Barringer v. Donahue

168 A.D.2d 406 | N.Y. App. Div. | 1990

In an action to enforce, inter alia, a child support provision of a separation agreement entered into by the parties, the plaintiff appeals from a judgment of the Supreme Court, Nassau County (O’Shaughnessy, J.), dated April 17, 1989, which, after a nonjury trial, dismissed the complaint.

Ordered that the judgment is modified, on the law, by deleting the provision that the plaintiff is not entitled to support payments which became due for the period June 19, 1984, through September 6, 1988, and substituting therefor a provision that the plaintiff is entitled to payments for that period; as so modified, the judgment is affirmed, without costs or disbursements, and the matter is remitted to the Supreme Court, Nassau County, for entry of an appropriate amended judgment.

In 1984, the plaintiff commenced this action to enforce, inter alia, a child support provision of a separation agreement executed October 2, 1972. The Supreme Court dismissed the complaint on the ground that the plaintiff waived her right to support by failing to make a demand for payment for over 12 years. On appeal, the order was reversed, the complaint was reinstated, and the matter was remitted to the Supreme Court, Nassau County, for a trial on the issue of waiver *407(Barringer v Donahue, 128 AD2d 579). Following trial, the court found that the plaintiff had waived her right to collect arrears which accrued prior to her demand for payment on June 19, 1984. The court also found that the plaintiff should be estopped from making any claim for prospective payments.

We agree with so much of the court’s determination as found that the plaintiff waived her right to collect arrears during the period 1978 through June 18, 1984. Rights under an agreement or decree may be waived (see, Maule v Kaufman, 33 NY2d 58, 62; Petritis v Petritis, 131 AD2d 651, 653; Thompson v Lindblad, 125 AD2d 460, 461).

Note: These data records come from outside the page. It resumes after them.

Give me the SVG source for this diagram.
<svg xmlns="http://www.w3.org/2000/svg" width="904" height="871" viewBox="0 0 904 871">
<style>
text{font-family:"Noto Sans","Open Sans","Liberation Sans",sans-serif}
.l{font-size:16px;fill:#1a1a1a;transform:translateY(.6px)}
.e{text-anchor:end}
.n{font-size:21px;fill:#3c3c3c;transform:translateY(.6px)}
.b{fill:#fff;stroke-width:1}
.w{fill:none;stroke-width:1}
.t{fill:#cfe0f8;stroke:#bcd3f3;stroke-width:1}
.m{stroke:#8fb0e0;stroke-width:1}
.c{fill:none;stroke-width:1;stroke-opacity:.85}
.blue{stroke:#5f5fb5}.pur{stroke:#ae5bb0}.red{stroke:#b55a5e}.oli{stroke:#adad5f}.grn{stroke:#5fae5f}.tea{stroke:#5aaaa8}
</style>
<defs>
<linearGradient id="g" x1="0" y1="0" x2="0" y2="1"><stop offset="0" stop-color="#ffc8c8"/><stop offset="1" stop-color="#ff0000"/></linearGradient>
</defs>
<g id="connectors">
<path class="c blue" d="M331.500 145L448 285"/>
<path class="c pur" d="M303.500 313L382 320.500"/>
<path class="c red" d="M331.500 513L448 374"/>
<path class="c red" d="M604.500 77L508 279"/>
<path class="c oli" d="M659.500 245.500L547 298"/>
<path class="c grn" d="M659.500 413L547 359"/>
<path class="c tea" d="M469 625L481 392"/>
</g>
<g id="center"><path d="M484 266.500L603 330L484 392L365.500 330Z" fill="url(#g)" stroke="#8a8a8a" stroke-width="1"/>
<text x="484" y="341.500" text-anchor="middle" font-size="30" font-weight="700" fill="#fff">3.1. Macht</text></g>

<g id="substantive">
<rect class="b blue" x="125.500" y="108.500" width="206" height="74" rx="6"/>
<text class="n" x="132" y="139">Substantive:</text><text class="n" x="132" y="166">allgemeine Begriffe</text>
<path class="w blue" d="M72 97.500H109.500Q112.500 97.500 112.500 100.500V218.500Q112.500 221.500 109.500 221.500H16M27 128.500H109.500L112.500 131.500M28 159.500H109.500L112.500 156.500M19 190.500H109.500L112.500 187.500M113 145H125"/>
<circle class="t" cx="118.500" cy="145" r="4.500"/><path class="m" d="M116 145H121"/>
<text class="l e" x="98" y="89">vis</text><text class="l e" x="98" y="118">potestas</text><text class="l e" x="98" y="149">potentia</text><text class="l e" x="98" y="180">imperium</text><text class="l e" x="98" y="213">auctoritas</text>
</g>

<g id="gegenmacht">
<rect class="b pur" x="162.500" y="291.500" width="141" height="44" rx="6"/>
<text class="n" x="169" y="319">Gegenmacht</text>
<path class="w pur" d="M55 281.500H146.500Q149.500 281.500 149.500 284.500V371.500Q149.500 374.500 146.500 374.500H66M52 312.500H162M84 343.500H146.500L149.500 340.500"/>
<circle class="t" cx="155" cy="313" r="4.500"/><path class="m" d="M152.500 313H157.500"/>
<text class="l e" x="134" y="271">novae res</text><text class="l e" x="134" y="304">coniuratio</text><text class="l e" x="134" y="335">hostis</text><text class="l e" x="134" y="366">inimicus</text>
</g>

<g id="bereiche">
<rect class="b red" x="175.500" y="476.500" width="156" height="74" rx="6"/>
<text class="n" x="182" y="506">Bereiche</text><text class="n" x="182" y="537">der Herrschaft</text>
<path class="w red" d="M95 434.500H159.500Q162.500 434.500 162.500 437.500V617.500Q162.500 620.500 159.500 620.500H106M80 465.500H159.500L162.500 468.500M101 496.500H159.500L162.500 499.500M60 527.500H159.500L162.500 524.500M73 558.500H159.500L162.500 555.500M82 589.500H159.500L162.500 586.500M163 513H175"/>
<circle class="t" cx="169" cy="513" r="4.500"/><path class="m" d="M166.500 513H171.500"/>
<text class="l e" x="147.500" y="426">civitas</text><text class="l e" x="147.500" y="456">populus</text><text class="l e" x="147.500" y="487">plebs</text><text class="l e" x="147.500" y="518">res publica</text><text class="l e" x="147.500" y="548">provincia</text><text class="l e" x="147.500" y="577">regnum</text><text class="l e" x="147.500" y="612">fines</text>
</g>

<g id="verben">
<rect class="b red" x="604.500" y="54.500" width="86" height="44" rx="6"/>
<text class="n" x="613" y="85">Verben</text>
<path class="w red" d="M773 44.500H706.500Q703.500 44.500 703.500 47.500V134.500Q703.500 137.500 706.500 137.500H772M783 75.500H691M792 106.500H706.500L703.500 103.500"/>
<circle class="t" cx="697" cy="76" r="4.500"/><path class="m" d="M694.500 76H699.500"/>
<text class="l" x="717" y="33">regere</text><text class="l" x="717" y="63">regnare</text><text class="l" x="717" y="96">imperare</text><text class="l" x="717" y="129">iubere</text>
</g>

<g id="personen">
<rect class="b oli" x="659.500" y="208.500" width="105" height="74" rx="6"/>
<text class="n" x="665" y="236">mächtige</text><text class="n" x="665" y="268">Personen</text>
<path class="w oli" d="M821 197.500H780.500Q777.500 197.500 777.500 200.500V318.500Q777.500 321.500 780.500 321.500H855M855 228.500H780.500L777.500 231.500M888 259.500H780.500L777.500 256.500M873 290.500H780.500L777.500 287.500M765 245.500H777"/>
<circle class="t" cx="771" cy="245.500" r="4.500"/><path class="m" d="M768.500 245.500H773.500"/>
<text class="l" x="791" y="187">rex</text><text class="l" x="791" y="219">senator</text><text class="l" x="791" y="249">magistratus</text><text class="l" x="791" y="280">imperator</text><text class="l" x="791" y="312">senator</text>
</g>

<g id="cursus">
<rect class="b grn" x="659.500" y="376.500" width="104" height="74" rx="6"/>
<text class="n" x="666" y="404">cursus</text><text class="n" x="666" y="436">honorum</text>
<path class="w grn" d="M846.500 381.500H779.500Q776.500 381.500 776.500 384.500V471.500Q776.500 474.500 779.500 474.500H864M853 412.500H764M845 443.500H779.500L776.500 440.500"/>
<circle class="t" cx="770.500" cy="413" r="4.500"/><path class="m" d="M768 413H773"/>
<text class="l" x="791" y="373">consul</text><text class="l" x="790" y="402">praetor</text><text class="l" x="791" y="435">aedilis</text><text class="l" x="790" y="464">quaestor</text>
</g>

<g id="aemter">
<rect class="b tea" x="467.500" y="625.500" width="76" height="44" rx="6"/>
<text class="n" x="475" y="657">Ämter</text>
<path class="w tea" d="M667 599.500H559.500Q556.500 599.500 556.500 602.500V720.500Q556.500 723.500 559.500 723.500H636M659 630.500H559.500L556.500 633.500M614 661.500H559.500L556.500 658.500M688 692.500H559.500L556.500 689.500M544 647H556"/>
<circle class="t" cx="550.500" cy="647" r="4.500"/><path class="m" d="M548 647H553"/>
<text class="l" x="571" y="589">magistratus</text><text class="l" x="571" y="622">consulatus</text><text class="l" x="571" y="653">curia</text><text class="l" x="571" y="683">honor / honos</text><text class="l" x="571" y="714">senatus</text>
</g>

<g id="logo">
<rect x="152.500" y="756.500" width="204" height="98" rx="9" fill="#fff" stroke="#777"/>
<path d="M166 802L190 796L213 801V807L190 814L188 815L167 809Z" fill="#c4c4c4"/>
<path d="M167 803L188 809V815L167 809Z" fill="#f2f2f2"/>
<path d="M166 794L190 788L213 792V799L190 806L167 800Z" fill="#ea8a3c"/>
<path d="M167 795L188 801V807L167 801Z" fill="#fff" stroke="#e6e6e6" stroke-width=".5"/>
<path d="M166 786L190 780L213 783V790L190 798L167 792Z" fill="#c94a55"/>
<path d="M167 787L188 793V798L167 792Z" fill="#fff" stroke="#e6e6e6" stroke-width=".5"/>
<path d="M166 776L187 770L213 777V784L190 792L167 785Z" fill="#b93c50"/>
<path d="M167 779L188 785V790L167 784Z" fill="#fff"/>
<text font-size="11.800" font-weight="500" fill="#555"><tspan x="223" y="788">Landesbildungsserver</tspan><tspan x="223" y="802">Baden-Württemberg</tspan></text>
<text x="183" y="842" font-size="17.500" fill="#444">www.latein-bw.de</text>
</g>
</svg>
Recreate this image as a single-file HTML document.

However, "waiver is not created by ' "[n]egligence, oversight, or thoughtlessness” * * * and "cannot be inferred from mere silence” ’ ” (Thompson v Lindblad, supra, at 461; Agati v Agati, 92 AD2d 737, affd 59 NY2d 830, quoting from 21 NY Jur, Estoppel, Ratification, and Waiver, §§ 94, 95, at 133-134). The existence of a waiver requires proof of a voluntary and intentional relinquishment of a known and otherwise enforceable right (see, Messina v Messina, 143 AD2d 735, 737; Lannon v Lannon, 124 AD2d 1051, 1052). The testimony established that the plaintiff waited 12 years and had every opportunity to seek enforcement of the agreement and did not, thus evidencing a voluntary and intentional relinquishment of a known and otherwise enforceable right.

The plaintiff claimed that she made several attempts to collect money from the defendant but that she either got empty assurances or had difficulty locating him. The defendant, on the other hand, denied that the plaintiff ever demanded the support under the terms of the agreement and maintained that the plaintiff was at all times privy to his whereabouts. Resolution of this issue required the trier of fact to assess the relative credibility of the principal witnesses and such determination by the hearing court should not be disturbed if supported by a fair interpretation of the evidence (see, Schottenfeld v Schottenfeld, 152 AD2d 690; Levy v Levy, 143 AD2d 975, 977).

The trial court erred, however, when it denied the plaintiff’s claim for those payments which became due for the period June 19, 1984, through September 6, 1988. "As to the payments accruing after the demand, as evidenced by the commencement of the action, the waiver was executory and should have been held to have been withdrawn by service of the summons and complaint” (Kott v Kott, 16 AD2d 941, affd 14 NY2d 971; Shickler v Shickler, 97 AD2d 461; Drake v *408Drake, 89 AD2d 207, 213). Bracken, J. P., Brown, Kunzeman and Harwood, JJ., concur.